- Born: 1846 West Chester, Pennsylvania
- Died: January 4, 1888 (aged 41–42) Xenia, Ohio
- Other names: Eunice Lindsay
- Education: M.D., Howard University College of Medicine, 1877
- Occupation: Physician
- Spouse: Frank T. Lindsay ​(m. 1877)​
- Parent(s): Abraham D. Shadd Harriet Burton Parnell
- Relatives: Mary Ann Shadd (sister) Isaac Shadd (brother)

= Eunice P. Shadd =

Canadian-American physician

Eunice P. Shadd, also known as Eunice Lindsay (1846 – January 4, 1888), was an American-Canadian physician born in Pennsylvania and raised in Chatham, Ontario. She was the first black woman to graduate from Howard University College of Medicine.

== Early life ==
Eunice Shadd was born in 1846 in West Chester, Pennsylvania. (Note: From the 1850 census, Isaac was born in 1829 or 1830. He was the oldest of the siblings at home. Both Isaac and Amelia were born in Delaware. The rest of the children - Joseph, Sinclair, Emeline, Garrison, Sarah, Ada, Abraham, Eunice, and Sarah - were born in Pennsylvania. Harriet (49) was born in North Carolina, as was a woman old enough to be her mother, Mary Burton (70).) She was raised Catholic as one of 13 children born to Abraham D. Shadd and Harriet Burton Parnell, who were free African-Americans. Her father was a conductor on the Underground Railroad and known throughout anti-slavery activists.

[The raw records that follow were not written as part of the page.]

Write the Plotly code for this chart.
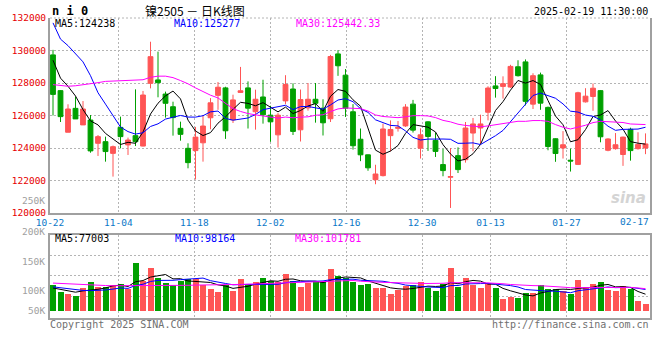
import plotly.graph_objects as go

# ---------------- data ----------------
dates = ["10-22","10-23","10-24","10-25","10-28","10-29","10-30","10-31","11-01","11-04",
         "11-05","11-06","11-07","11-08","11-11","11-12","11-13","11-14","11-15","11-18",
         "11-19","11-20","11-21","11-22","11-25","11-26","11-27","11-28","11-29","12-02",
         "12-03","12-04","12-05","12-06","12-09","12-10","12-11","12-12","12-13","12-16",
         "12-17","12-18","12-19","12-20","12-23","12-24","12-25","12-26","12-27","12-30",
         "12-31","01-02","01-03","01-06","01-07","01-08","01-09","01-10","01-13","01-14",
         "01-15","01-16","01-17","01-20","01-21","01-22","01-23","01-24","01-27","02-05",
         "02-06","02-07","02-10","02-11","02-12","02-13","02-14","02-17","02-18","02-19"]

opens = [129730,127530,124970,126440,125420,125720,124290,124390,123670,125270,
         124190,124760,124120,127980,128190,127320,126540,125210,123980,123840,
         124320,125860,127240,127700,125730,127420,127700,126230,127140,126020,
         124810,126900,127630,125120,126470,127000,126450,125800,129790,128480,
         126230,124540,123580,122050,122300,124760,125210,125360,126700,123990,
         125610,124470,122980,122200,123530,123280,124920,125230,126200,127820,
         127790,127750,129000,129300,126700,128500,126500,124570,124000,123250,
         122990,126840,127170,127530,123860,123960,123600,125150,123960,124000]
highs = [130040,127560,126690,127160,126890,126030,124800,124700,124150,125930,
         124640,127610,127510,130540,129930,127470,126850,125620,124290,125300,
         126000,127070,128060,127770,127280,128990,128100,127590,128200,126600,
         126150,128480,127980,127600,128000,128000,127000,129730,130020,128860,
         126700,125200,123600,122970,125500,125700,125660,126700,126960,125210,
         125650,124950,123950,124000,124040,125600,125850,126050,127800,128420,
         128410,129120,129400,129450,128600,128640,126550,124600,125040,123960,
         127460,127680,127970,127570,124600,124920,124700,125250,124970,124900]
lows = [126000,125600,124970,125790,125420,123710,123510,123160,122240,123980,
        123570,124120,124100,127670,127120,125870,124760,124450,122750,122060,
        123160,125150,126350,124560,125540,127400,125200,125130,125500,124380,
        124030,126700,124800,124400,126300,125560,124770,125600,128440,125910,
        123900,123190,122600,121770,122250,123790,125010,125300,124950,123350,
        123820,123450,122260,120310,122460,123100,123800,124250,125700,127100,
        127040,127700,128400,126620,126400,126350,123860,123150,123350,122550,
        122950,126800,126290,124350,123800,123900,122900,123220,123900,123620]
closes = [127300,125930,126400,125790,126400,123820,124700,123780,124080,124700,
          124490,124390,127260,129620,128020,126750,125870,124840,123100,124670,
          125350,126780,127740,125060,126960,127520,126450,127000,126040,125610,
          126020,127910,125020,126980,127000,126750,125550,129630,129060,126450,
          124140,123580,122780,122400,125170,125140,125270,126520,125100,124810,
          124710,123790,122610,122240,122670,125230,125480,125480,127690,127660,
          127960,129020,128450,126870,128450,126760,124090,123660,124200,123200,
          127400,127190,127680,124690,124555,124200,124670,123840,124220,124250]

ma5 = [129400,128300,127800,127200,126364,125668,125422,124898,124556,124216,
       124350,124288,124984,126092,126756,127208,127504,127020,125716,125046,
       124766,124948,125528,125920,126378,126812,126746,126598,126794,126524,
       126224,126516,126120,126308,126586,126732,126260,127182,127598,127488,
       126966,126572,125202,123870,123614,123814,124152,124900,125440,125368,
       125282,124986,124204,123632,123204,123308,123646,124220,125310,126308,
       126854,127562,128156,127992,128150,127910,126924,125966,125432,124382,
       124510,125130,125934,126032,126303,125663,125159,124391,124297,124238]
ma10 = [131700,130700,130300,129800,129300,128450,127400,126700,126000,125290,
        125009,124855,124941,125324,125486,125779,125896,126002,125904,125901,
        125987,126226,126274,125818,125712,125789,125847,126063,126357,126451,
        126518,126631,126359,126551,126555,126478,126388,126651,126953,127037,
        126849,126416,126192,125734,125551,125390,125362,125051,124655,124491,
        124548,124569,124552,124536,124286,124295,124316,124212,124471,124756,
        125081,125604,126188,126651,127229,127382,127243,127061,126712,126266,
        126210,126027,125950,125732,125343,125087,125145,125163,125165,125277]
ma30 = [127900,127850,127800,127830,127880,127950,128020,128100,128120,128120,
        128130,128150,128200,128350,128420,128420,128330,128150,127950,127700,
        127450,127250,127080,126770,126420,126250,126120,126040,125960,125881,
        125838,125904,125858,125898,125918,126015,126044,126239,126405,126463,
        126451,126424,126275,126034,125939,125886,125866,125922,125988,125993,
        125972,125872,125701,125607,125464,125388,125355,125305,125360,125428,
        125493,125530,125644,125640,125689,125689,125640,125441,125279,125171,
        125280,125400,125563,125640,125619,125588,125568,125479,125449,125442]

# volume, in thousands of lots
volumes = [118,89,77,71,105,132,110,108,117,122,
           100,218,135,195,152,128,120,138,145,145,
           119,101,85,119,92,145,122,132,150,138,
           133,168,138,110,127,135,135,189,161,152,
           131,118,122,104,104,80,97,112,120,132,
           105,90,122,195,108,150,120,106,128,106,
           55,66,59,82,84,120,102,102,90,77,
           143,110,122,134,94,90,115,102,45,33]
vol_ma5 = [105,98,92,86,92.0,94.8,99.0,105.2,114.4,117.8,
           111.4,133.0,138.4,154.0,160.0,165.6,146.0,146.6,136.6,135.2,
           133.4,129.6,119.0,113.8,103.2,108.4,112.6,122.0,128.2,137.4,
           135.0,144.2,145.4,137.4,135.2,135.6,129.0,139.2,149.4,154.4,
           153.6,150.2,136.8,125.4,115.8,105.6,101.4,99.4,102.6,108.2,
           113.2,111.8,113.8,128.8,124.0,133.0,139.0,135.8,122.4,122.0,
           103.0,92.2,82.8,73.6,69.2,82.2,89.4,98.0,99.6,98.2,
           102.8,104.4,108.4,117.2,120.6,110.0,111.0,107.0,89.2,77.0]
vol_ma10 = [110,106,101,97,94,93,94,96,100,104.9,
            103.1,116.0,121.8,134.2,138.9,138.5,139.5,142.5,145.3,147.6,
            149.5,137.8,132.8,125.2,119.2,120.9,121.1,120.5,121.0,120.3,
            121.7,128.4,133.7,132.8,136.3,135.3,136.6,142.3,143.4,144.8,
            144.6,139.6,138.0,137.4,135.1,129.6,125.8,118.1,114.0,112.0,
            109.4,106.6,106.6,115.7,116.1,123.1,125.4,124.8,125.6,123.0,
            118.0,115.6,109.3,98.0,95.6,92.6,90.8,90.4,86.6,83.7,
            92.5,96.9,103.2,108.4,109.4,106.4,107.7,107.7,103.2,98.2]
vol_ma30 = [127,125,123,121,119,118,117,116,115,115,
            114,114,114,115,115,116,116,117,117,118,
            118,119,119,120,120,121,122,123,124,124.3,
            124.8,127.4,129.4,130.7,131.5,131.6,132.4,135.1,136.6,137.6,
            138.6,135.3,134.8,131.8,130.2,128.6,127.8,127.0,126.1,125.7,
            125.2,124.9,126.1,128.6,129.2,129.3,129.3,128.4,127.7,126.6,
            124.0,120.6,118.0,117.0,115.6,115.1,114.0,111.1,108.7,106.2,
            106.6,106.4,106.4,107.4,107.0,107.4,108.0,107.6,105.1,101.8]

label_dates = ["10-22","11-04","11-18","12-02","12-16","12-30","01-13","01-27","02-17"]
price_ticks = [120000,122000,124000,126000,128000,130000,132000]
price_tick_text = ["120000","122000","124000","126000","128000","130000","132000"]
vol_tick_text = ["250K","200K","150K","100K","50K"]

# ---------------- layout helpers ----------------
W, H = 660, 360
ML, MR, MT, MB = 50, 10, 18, 42
PW, PH = W - ML - MR, H - MT - MB


def fx(px):  # pixel -> paper fraction
    return (px - ML) / PW


def fy(py):
    return (H - MB - py) / PH


RED = "#ff5555"
GREEN = "#00a000"
GRID = "#b4b4b4"
BORDER = "#a0a0a0"
MONO = "DejaVu Sans Mono, monospace"

N = len(dates)
xs = list(range(N))
SLOT = 7.5
X0 = -0.4
x_range = [X0, X0 + PW / SLOT]


def grid_pos(i):
    return X0 + i * N / (N - 1)


label_idx = [dates.index(d) for d in label_dates]
tick_pos = [grid_pos(i) for i in label_idx[:-1]]
tick_txt = label_dates[:-1]

# volume axis: 4500 lots per px, zero at y=311.3px
VSCALE = 4.5
v_zero_px = 311.3
v_top_px, v_bot_px = 234.9, 318.0
vol_range = [-(v_bot_px - v_zero_px) * VSCALE, (v_zero_px - v_top_px) * VSCALE]
vol_grid = [(v_zero_px - p) * VSCALE for p in (255.3, 275.7, 296.1)]
vol_label_px = [200.7, 231.0, 261.0, 290.0, 310.0]

bar_colors = [RED if c >= o else GREEN for o, c in zip(opens, closes)]

fig = go.Figure()
fig.add_trace(go.Candlestick(
    x=xs, open=opens, high=highs, low=lows, close=closes,
    increasing=dict(line=dict(color=RED, width=1), fillcolor=RED),
    decreasing=dict(line=dict(color=GREEN, width=1), fillcolor=GREEN),
    whiskerwidth=0, xaxis="x", yaxis="y", hoverinfo="skip", showlegend=False))
for series, col in ((ma5, "#000000"), (ma10, "#0000ff"), (ma30, "#ff00ff")):
    fig.add_trace(go.Scatter(x=xs, y=series, mode="lines", line=dict(color=col, width=1),
                             xaxis="x", yaxis="y", hoverinfo="skip", showlegend=False))

fig.add_trace(go.Bar(x=xs, y=volumes, marker=dict(color=bar_colors, line=dict(width=0)),
                     width=0.8, xaxis="x2", yaxis="y2", hoverinfo="skip", showlegend=False))
for series, col in ((vol_ma5, "#000000"), (vol_ma10, "#0000ff"), (vol_ma30, "#ff00ff")):
    fig.add_trace(go.Scatter(x=xs, y=series, mode="lines", line=dict(color=col, width=1),
                             xaxis="x2", yaxis="y2", hoverinfo="skip", showlegend=False))

axis_common = dict(showline=True, linecolor=BORDER, linewidth=2, zeroline=False, ticks="",
                   gridcolor=GRID, gridwidth=1, griddash="2px,2px", automargin=False)

fig.update_layout(
    width=W, height=H,
    margin=dict(l=ML, r=MR, t=MT, b=MB, pad=0, autoexpand=False),
    paper_bgcolor="white", plot_bgcolor="white",
    boxgap=0.36, boxgroupgap=0, bargap=0,
    showlegend=False, hovermode=False,
    font=dict(family=MONO, size=10, color="#000"),
    xaxis=dict(domain=[0, 1], anchor="y", range=x_range, rangeslider=dict(visible=False),
               tickmode="array", tickvals=tick_pos, ticktext=tick_txt, showgrid=True,
               tickfont=dict(family=MONO, size=9.5, color="#0a78c8"), mirror=False,
               **axis_common),
    yaxis=dict(domain=[fy(213), fy(18)], anchor="x", range=[120000, 132000],
               tickmode="array", tickvals=price_ticks, ticktext=price_tick_text,
               showgrid=True, mirror=True,
               tickfont=dict(family=MONO, size=9.5, color="#e60000"), **axis_common),
    xaxis2=dict(domain=[0, 1], anchor="y2", matches="x", range=x_range,
                tickmode="array", tickvals=tick_pos, showticklabels=False, showgrid=True,
                mirror=True, **axis_common),
    yaxis2=dict(domain=[0, fy(v_top_px)], anchor="x2", range=vol_range,
                tickmode="array", tickvals=vol_grid, showticklabels=False, showgrid=True,
                mirror=True, **axis_common),
)

# dotted top border of the price panel
fig.add_shape(type="line", xref="x domain", yref="y domain", x0=0, x1=1, y0=1, y1=1,
              line=dict(color=GRID, width=1, dash="2px,2px"))

ann = []


def text(px, py, s, color="#000", size=10, anchor="left", family=MONO, **kw):
    ann.append(dict(x=fx(px), y=fy(py), xref="paper", yref="paper", text=s, showarrow=False,
                    xanchor=anchor, yanchor="middle",
                    font=dict(family=family, size=size, color=color, **kw)))


text(50, 11, "<b>n i 0</b>", size=12)
text(195, 11, "镍2505 － 日K线图", size=12, anchor="center", family="Noto Sans CJK SC")
text(650, 12, "2025-02-19 11:30:00", anchor="right")
text(53, 23.5, "MA5:124238")
text(172, 23.5, "MA10:125277", color="#0000ff")
text(294, 23.5, "MA30:125442.33", color="#ff00ff")
text(53, 238.5, "MA5:77003")
text(173, 238.5, "MA10:98164", color="#0000ff")
text(293, 238.5, "MA30:101781", color="#ff00ff")
for s, p in zip(vol_tick_text, vol_label_px):
    text(47, p, s, color="#a0a0a0", size=9.5, anchor="right")
text(651, 221.5, label_dates[-1], color="#0a78c8", size=9.5, anchor="right")
text(48, 324.5, "Copyright 2025 SINA.COM", color="#707070")
text(651, 324.5, "http://finance.sina.com.cn", color="#707070", anchor="right")
text(648, 198, "<b><i>sina</i></b>", color="#d4d4d4", size=15, anchor="right",
     family="DejaVu Sans")
fig.update_layout(annotations=ann)

# remove the browser's default 8px page margin so the chart sits at the window's corner
fig.write_html("out.html", config={"displayModeBar": False, "staticPlot": True},
               post_script="document.body.style.margin='0';")
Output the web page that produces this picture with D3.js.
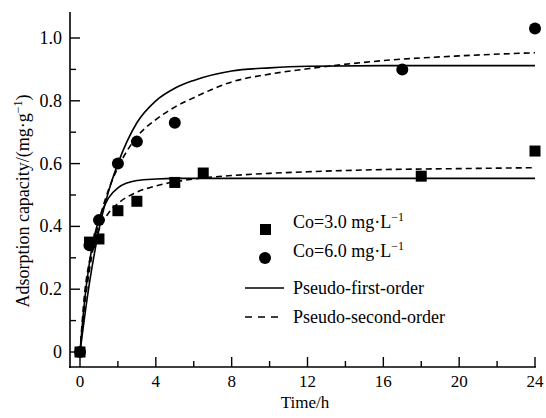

Abraham moved his family in 1853 to Canada West (Ontario after Canadian confederation in 1867). Abraham was a landowner, politician, activist, and a farmer. (Note: Her siblings, Isaac Shadd and Mary Ann Shadd, moved to Ontario, Canada about the time that the Fugitive Slave Act of 1850 (September 18, 1850) was enacted that made it easier for slave takers to take runaway and free people into slavery from northern states. Mary Ann had written a pamphlet, "A Plea for Emigration, or Notes on Canada West in Its Moral, Social and Political Aspect" that informed free and enslaved blacks of the benefits of moving to Canada for freedom.) He continued his efforts to aid people escape slavery in Canada. Her siblings were well-educated, many of her sisters were teachers. Her oldest sister, Mary Ann Shadd, became a prominent journalist. Her brother Isaac Shadd (also known as I.D. Shadd) was a prominent and influential newspaper publisher, printer, and bookkeeper before he became Speaker of the Mississippi House of Representatives. (Note: A newspaper said that her brother J.D. Shadd was a Speaker of the Mississippi House of Representatives, which may be confused with her brother Isaac (I.D.) Shadd.)

==Adulthood==
Eunice Shadd left Canada and moved to Washington, D.C. to be with her siblings Mary Ann and Abraham. She enrolled in the Howard University Normal School in 1870 and graduated in 1872. Shadd taught public school, and then enrolled in Howard's medical program in 1875. At Howard, Shadd studied with Charles Purvis.

Shadd graduated from Howard University College of Medicine in 1877. That same year, she married Dr. Frank T. Lindsay, who had graduated from the Howard medical program in 1875. The couple then moved to Xenia, Ohio, where both practiced medicine.

==Personal life==

Shadd married Frank T. Lindsay, who was born in Jamestown, North Carolina, on December 28, 1849. He attended Oberlin College, Santhale Seminary, and Howard University College of Medicine, graduating in 1875 with a medical degree.

Eunice Shadd died on January 4, 1888, in Xenia. She is buried in Chatham Kent, Ontario Lindsay remarried after Shadd's death.